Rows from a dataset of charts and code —
====================
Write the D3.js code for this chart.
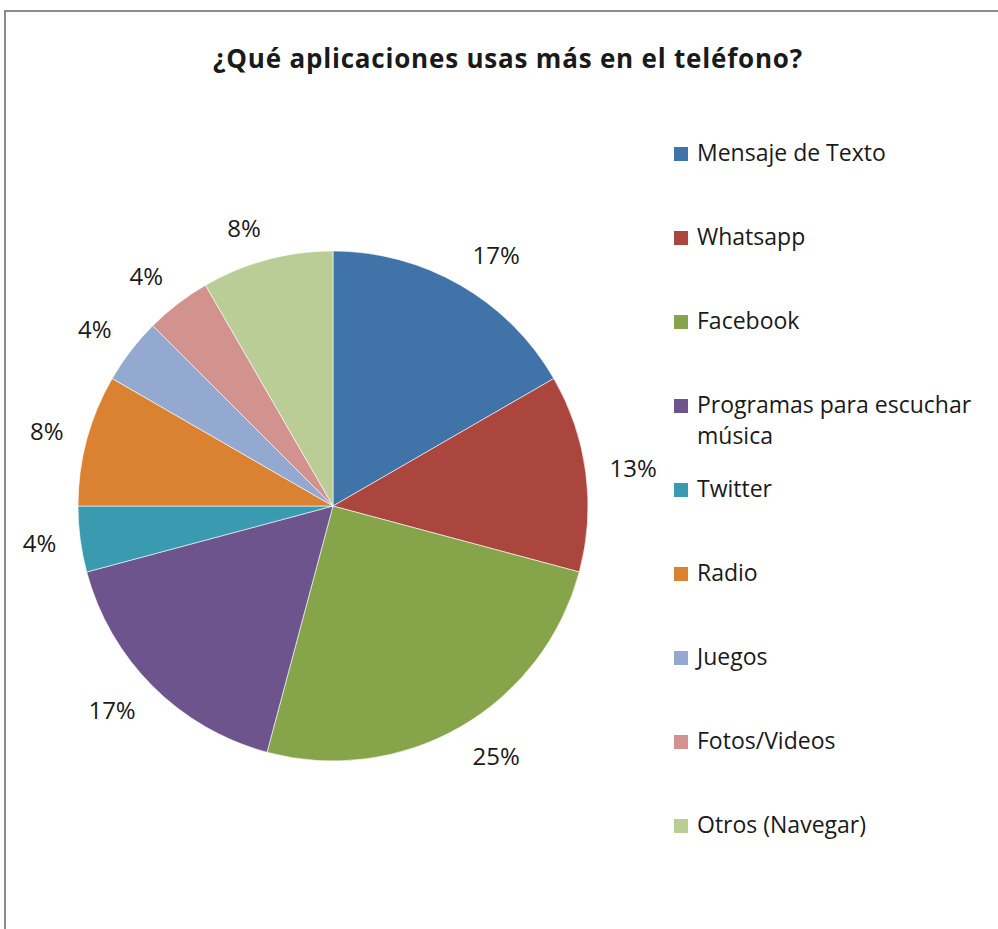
<!DOCTYPE html>
<html>
<head>
<meta charset="utf-8" />
<title>¿Qué aplicaciones usas más en el teléfono?</title>
<script src="https://d3js.org/d3.v7.min.js"></script>
<style>
    body { margin: 0; background: #fff; }
    text { font-family: "Open Sans", "Liberation Sans", sans-serif; fill: #1a1a1a; }
</style>
</head>
<body>
<div id="chart"></div>
<script>
// answers counted per application (24 in total)
var categories = ["Mensaje de Texto", "Whatsapp", "Facebook", "Programas para escuchar música",
    "Twitter", "Radio", "Juegos", "Fotos/Videos", "Otros (Navegar)"];
var counts = [4, 3, 6, 4, 1, 2, 1, 1, 2];
var colors = ["#4073a7", "#aa463e", "#86a44a", "#6e548d", "#3a9ab0", "#db8232",
    "#93a9cf", "#d2928d", "#bacd96"];
var title = "¿Qué aplicaciones usas más en el teléfono?";

var width = 998, height = 929;
var cx = 333, cy = 506, radius = 255;

var svg = d3.select("#chart").append("svg")
    .attr("width", width)
    .attr("height", height);

// outer frame (right and bottom edges run off the picture)
svg.append("rect")
    .attr("x", 5)
    .attr("y", 11)
    .attr("width", 1000)
    .attr("height", 1000)
    .style("fill", "none")
    .style("stroke", "#8c8c8c")
    .style("stroke-width", 2);

svg.append("text")
    .attr("x", 508)
    .attr("y", 68)
    .attr("text-anchor", "middle")
    .style("font-size", "26px")
    .style("font-weight", "bold")
    .style("letter-spacing", "0.8px")
    .text(title);

var data = categories.map(function(c, i) { return {name: c, value: counts[i], color: colors[i]}; });
var total = d3.sum(counts);

var pie = d3.pie()
    .sort(null)
    .value(function(d) { return d.value; });

var arc = d3.arc()
    .innerRadius(0)
    .outerRadius(radius);

var labelR = 279;

var g = svg.append("g")
    .attr("transform", "translate(" + cx + "," + cy + ")");

var arcs = pie(data);

g.selectAll(".slice")
    .data(arcs)
    .enter().append("path")
    .attr("class", "slice")
    .attr("d", arc)
    .style("fill", function(d) { return d.data.color; })
    .style("stroke", "#ffffff")
    .style("stroke-width", 0.6);

function clamp(v) { return Math.max(-1, Math.min(1, v)); }

// labels sit just outside the rim, box pushed away from the pie like Excel does
var fs = 24, capH = 0.72 * fs;
g.selectAll(".valLabel")
    .data(arcs)
    .enter().append("text")
    .attr("class", "valLabel")
    .attr("text-anchor", "middle")
    .style("font-size", fs + "px")
    .text(function(d) { return Math.round(100 * d.data.value / total) + "%"; })
    .each(function(d) {
        var a = (d.startAngle + d.endAngle) / 2;
        var s = Math.sin(a), c = Math.cos(a);
        var w = this.getComputedTextLength();
        var px = labelR * s, py = -labelR * c;
        d3.select(this)
            .attr("x", px + (w / 2) * clamp(s * 4))
            .attr("y", py - (capH / 2) * clamp(c * 1.2) + capH / 2);
    });

// legend
var y = d3.scalePoint()
    .domain(categories)
    .range([154, 826]);

var legend = svg.selectAll(".legend")
    .data(data)
    .enter().append("g")
    .attr("class", "legend")
    .attr("transform", function(d) { return "translate(674," + y(d.name) + ")"; });

legend.append("rect")
    .attr("x", 0)
    .attr("y", -7)
    .attr("width", 14)
    .attr("height", 14)
    .style("fill", function(d) { return d.color; });

legend.append("text")
    .attr("x", 23)
    .style("font-size", "23px")
    .each(function(d) {
        var t = d3.select(this);
        var lines = d.name == "Programas para escuchar música" ? ["Programas para escuchar", "música"] : [d.name];
        lines.forEach(function(l, i) {
            t.append("tspan")
                .attr("x", 23)
                .attr("dy", i == 0 ? "0.3em" : "1.37em")
                .text(l);
        });
    });
</script>
</body>
</html>
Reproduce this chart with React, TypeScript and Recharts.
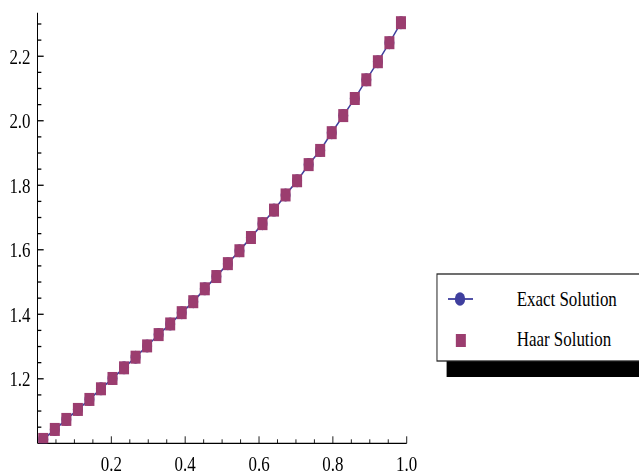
import React from "react";
import { ComposedChart, Line, Scatter, XAxis, YAxis } from "recharts";

// collocation points (x) and the two solutions
const xPoints = [
  0.0156, 0.0469, 0.0781, 0.1094, 0.1406, 0.1719, 0.2031, 0.2344, 0.2656, 0.2969, 0.3281,
  0.3594, 0.3906, 0.4219, 0.4531, 0.4844, 0.5156, 0.5469, 0.5781, 0.6094, 0.6406, 0.6719,
  0.7031, 0.7344, 0.7656, 0.7969, 0.8281, 0.8594, 0.8906, 0.9219, 0.9531, 0.9844,
];
const exactValues = [
  1.012, 1.043, 1.074, 1.105, 1.136, 1.169, 1.201, 1.234, 1.267, 1.302, 1.337, 1.37, 1.405,
  1.439, 1.479, 1.517, 1.557, 1.597, 1.638, 1.681, 1.723, 1.77, 1.814, 1.864, 1.908, 1.963,
  2.016, 2.069, 2.127, 2.183, 2.242, 2.304,
];
const haarValues = [
  1.012, 1.043, 1.074, 1.105, 1.136, 1.169, 1.201, 1.234, 1.267, 1.302, 1.337, 1.37, 1.405,
  1.439, 1.479, 1.517, 1.557, 1.597, 1.638, 1.681, 1.723, 1.77, 1.814, 1.864, 1.908, 1.963,
  2.016, 2.069, 2.127, 2.183, 2.242, 2.304,
];

const xTicks = [
  0.05, 0.1, 0.15, 0.2, 0.25, 0.3, 0.35, 0.4, 0.45, 0.5, 0.55, 0.6, 0.65, 0.7, 0.75, 0.8, 0.85,
  0.9, 0.95, 1.0,
];
const xLabels = ["0.2", "0.4", "0.6", "0.8", "1.0"];
const yTicks = [
  1.05, 1.1, 1.15, 1.2, 1.25, 1.3, 1.35, 1.4, 1.45, 1.5, 1.55, 1.6, 1.65, 1.7, 1.75, 1.8, 1.85,
  1.9, 1.95, 2.0, 2.05, 2.1, 2.15, 2.2, 2.25, 2.3,
];
const yLabels = ["1.2", "1.4", "1.6", "1.8", "2.0", "2.2"];

const seriesNames = ["Exact Solution", "Haar Solution"];

const data = xPoints.map((x, i) => ({ x, exact: exactValues[i], haar: haarValues[i] }));

// the original picture is squeezed horizontally
const SX = 0.77;
const W = 830;
const H = 475;
const FONT = "'Liberation Serif', 'Times New Roman', serif";
const BLUE = "#3f3f9e";
const PLUM = "#9b3d6f";

// a label only where the tick value is exactly one of the listed labels
const labelFor = (v: number, labels: string[]) =>
  labels.find((l) => Math.abs(Number(l) - v) < 1e-6);

const XTick = (props: any) => {
  const { x, y, payload } = props;
  const label = labelFor(Number(payload.value), xLabels);
  return (
    <g>
      <line x1={x} x2={x} y1={y} y2={y - (label ? 7 : 4)} stroke="#000" strokeWidth={1} />
      {label && (
        <text x={x} y={y + 28} textAnchor="middle" fontSize={22} fontFamily={FONT} fill="#000">
          {label}
        </text>
      )}
    </g>
  );
};

const YTick = (props: any) => {
  const { x, y, payload } = props;
  const label = labelFor(Number(payload.value), yLabels);
  return (
    <g>
      <line x1={x} x2={x + (label ? 8 : 5)} y1={y} y2={y} stroke="#000" strokeWidth={1.3} />
      {label && (
        <text x={x - 9} y={y} dy="0.34em" textAnchor="end" fontSize={22} fontFamily={FONT} fill="#000">
          {label}
        </text>
      )}
    </g>
  );
};

const Square = (props: any) => {
  const { cx, cy } = props;
  if (cx == null || cy == null) return null;
  return <rect x={cx - 6.5} y={cy - 6.5} width={13} height={13} fill={PLUM} />;
};

export default function App() {
  return (
    <div
      style={{
        position: "absolute",
        left: 0,
        top: 0,
        width: 639,
        height: H,
        overflow: "hidden",
        background: "#fff",
      }}
    >
      <div
        style={{
          position: "relative",
          width: W,
          height: H,
          transform: `scaleX(${SX})`,
          transformOrigin: "0 0",
        }}
      >
        <ComposedChart
          width={W}
          height={H}
          data={data}
          margin={{ top: 12.7, right: W - 528.2, left: 0, bottom: 0 }}
        >
          <XAxis
            type="number"
            dataKey="x"
            domain={[0, 1]}
            ticks={xTicks}
            interval={0}
            height={31.7}
            tickSize={0}
            tickMargin={0}
            tickLine={false}
            axisLine={{ stroke: "#000", strokeWidth: 1.3 }}
            tick={<XTick />}
            allowDataOverflow
          />
          <YAxis
            type="number"
            domain={[1, 2.335]}
            ticks={yTicks}
            interval={0}
            width={48.7}
            tickSize={0}
            tickMargin={0}
            tickLine={false}
            axisLine={{ stroke: "#000", strokeWidth: 1.3 }}
            tick={<YTick />}
            allowDataOverflow
          />
          <Line
            dataKey="exact"
            name={seriesNames[0]}
            type="linear"
            stroke={BLUE}
            strokeWidth={1.8}
            dot={{ r: 6.5, fill: BLUE, stroke: "none" }}
            isAnimationActive={false}
          />
          <Scatter
            dataKey="haar"
            name={seriesNames[1]}
            shape={<Square />}
            isAnimationActive={false}
          />
        </ComposedChart>

        <svg
          width={W}
          height={H}
          style={{ position: "absolute", left: 0, top: 0, pointerEvents: "none" }}
        >
          <rect x={580} y={290} width={300} height={87} fill="#000" />
          <rect x={567.5} y={274} width={300} height={87} fill="#fff" stroke="#222" strokeWidth={1.3} />
          <line x1={581.8} x2={614.3} y1={299} y2={299} stroke={BLUE} strokeWidth={1.8} />
          <circle cx={597.4} cy={299} r={6.7} fill={BLUE} />
          <rect x={592} y={334} width={13} height={13} fill={PLUM} />
          <text x={671} y={306} fontSize={22} fontFamily={FONT} fill="#000">
            {seriesNames[0]}
          </text>
          <text x={671} y={346.5} fontSize={22} fontFamily={FONT} fill="#000">
            {seriesNames[1]}
          </text>
        </svg>
      </div>
    </div>
  );
}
====================
EXERCISE AIM — Using the entries above, write out exactly the lines from the one with "Reproduce this chart" through the one with "labels.find((l) => Math.abs(Number(l)", ends included. Leave out any pictures.

TASK RESPONSE —
Reproduce this chart with React, TypeScript and Recharts.
import React from "react";
import { ComposedChart, Line, Scatter, XAxis, YAxis } from "recharts";

// collocation points (x) and the two solutions
const xPoints = [
  0.0156, 0.0469, 0.0781, 0.1094, 0.1406, 0.1719, 0.2031, 0.2344, 0.2656, 0.2969, 0.3281,
  0.3594, 0.3906, 0.4219, 0.4531, 0.4844, 0.5156, 0.5469, 0.5781, 0.6094, 0.6406, 0.6719,
  0.7031, 0.7344, 0.7656, 0.7969, 0.8281, 0.8594, 0.8906, 0.9219, 0.9531, 0.9844,
];
const exactValues = [
  1.012, 1.043, 1.074, 1.105, 1.136, 1.169, 1.201, 1.234, 1.267, 1.302, 1.337, 1.37, 1.405,
  1.439, 1.479, 1.517, 1.557, 1.597, 1.638, 1.681, 1.723, 1.77, 1.814, 1.864, 1.908, 1.963,
  2.016, 2.069, 2.127, 2.183, 2.242, 2.304,
];
const haarValues = [
  1.012, 1.043, 1.074, 1.105, 1.136, 1.169, 1.201, 1.234, 1.267, 1.302, 1.337, 1.37, 1.405,
  1.439, 1.479, 1.517, 1.557, 1.597, 1.638, 1.681, 1.723, 1.77, 1.814, 1.864, 1.908, 1.963,
  2.016, 2.069, 2.127, 2.183, 2.242, 2.304,
];

const xTicks = [
  0.05, 0.1, 0.15, 0.2, 0.25, 0.3, 0.35, 0.4, 0.45, 0.5, 0.55, 0.6, 0.65, 0.7, 0.75, 0.8, 0.85,
  0.9, 0.95, 1.0,
];
const xLabels = ["0.2", "0.4", "0.6", "0.8", "1.0"];
const yTicks = [
  1.05, 1.1, 1.15, 1.2, 1.25, 1.3, 1.35, 1.4, 1.45, 1.5, 1.55, 1.6, 1.65, 1.7, 1.75, 1.8, 1.85,
  1.9, 1.95, 2.0, 2.05, 2.1, 2.15, 2.2, 2.25, 2.3,
];
const yLabels = ["1.2", "1.4", "1.6", "1.8", "2.0", "2.2"];

const seriesNames = ["Exact Solution", "Haar Solution"];

const data = xPoints.map((x, i) => ({ x, exact: exactValues[i], haar: haarValues[i] }));

// the original picture is squeezed horizontally
const SX = 0.77;
const W = 830;
const H = 475;
const FONT = "'Liberation Serif', 'Times New Roman', serif";
const BLUE = "#3f3f9e";
const PLUM = "#9b3d6f";

// a label only where the tick value is exactly one of the listed labels
const labelFor = (v: number, labels: string[]) =>
  labels.find((l) => Math.abs(Number(l) - v) < 1e-6);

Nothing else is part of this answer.